New Mexico Secretary of Energy, Minerals and Natural Resources
- In office 2016–2019
- Governor: Susana Martinez
- Preceded by: David Martin
- Succeeded by: Sarah Cottrell Propst

Personal details
- Education: University of Tulsa

= Ken McQueen =

Ken McQueen is an American civil servant who served as the Oklahoma Secretary of Energy and Environment from 2022 to 2024 in the administration of Governor Kevin Stitt and as the New Mexico Secretary of Energy, Minerals and Natural Resources from 2016 to 2019 in the administration of Governor Susana Martinez.

==Biography==
Ken McQueen graduated from the University of Tulsa with a B.S. in petroleum engineering. From December 2016 to January 2019 he served as New Mexico Secretary of Energy, Minerals and Natural Resources under Governor Susana Martinez. In 2019, he joined the Environmental Protection Agency as the Region 6 Administrator during Donald Trump's first presidency.

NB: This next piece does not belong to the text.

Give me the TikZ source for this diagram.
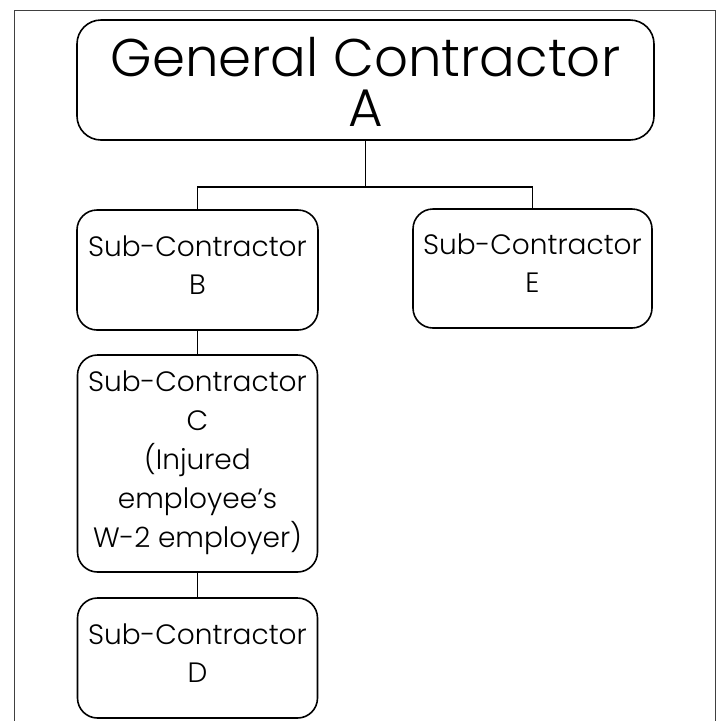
\documentclass[tikz,border=0pt]{standalone}
\usepackage{fontspec}
\setmainfont{Poppins}[UprightFont={* Light}]
\begin{document}
\begin{tikzpicture}[x=1pt,y=-1pt,
  box/.style={draw=black,line width=1.6pt,rounded corners=20pt,inner sep=0pt},
  txt/.style={inner sep=0pt,align=center,font=\fontsize{28}{38}\selectfont},
  link/.style={draw=black,line width=1.6pt}]
\useasboundingbox (0,0) rectangle (717,721);
\fill[white] (0,0) rectangle (717,721);
% outer frame (open at the bottom)
\draw[line width=1pt,black!75] (14,721) -- (14,10) -- (715,10) -- (715,721);
% boxes
\node[box,rounded corners=24pt,minimum width=577pt,minimum height=120pt] (A) at (365.5,80) {};
\node[box,minimum width=241pt,minimum height=120pt] (B) at (197.5,270) {};
\node[box,minimum width=239pt,minimum height=119pt] (E) at (532.5,268.5) {};
\node[box,minimum width=240pt,minimum height=217pt] (C) at (197.5,463.5) {};
\node[box,minimum width=240pt,minimum height=120pt] (D) at (197.5,658) {};
% texts
\node[txt,font=\fontsize{53}{50}\selectfont] (At) at ([yshift=-2pt]A.center) {General Contractor\\A};
\node[txt] (Bt) at ([yshift=5pt]B.center) {Sub-Contractor\\B};
\node[txt] (Et) at ([yshift=5pt]E.center) {Sub-Contractor\\E};
\node[txt,font=\fontsize{28}{39}\selectfont] (Ct) at ([yshift=1pt]C.center)
  {Sub-Contractor\\C\\(Injured\\employee’s\\W-2 employer)};
\node[txt] (Dt) at ([yshift=5pt]D.center) {Sub-Contractor\\D};
% connectors
\coordinate (J) at (365.5,187);
\draw[link] (A.south) -- (J);
\draw[link] (B.north) |- (J) -| (E.north);
\draw[link] (B.south) -- (C.north);
\draw[link] (C.south) -- (D.north);
\end{tikzpicture}
\end{document}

On August 15, 2022, Governor Kevin Stitt appointed McQueen as the Oklahoma Secretary of Energy and Environment replacing Kenneth Wagner. McQueen was fired by Stitt on December 3, 2024, after appearing at a court hearing over poultry farming's pollution of the Illinois River alongside Attorney General Gentner Drummond. McQueen said he learned of his firing from social media.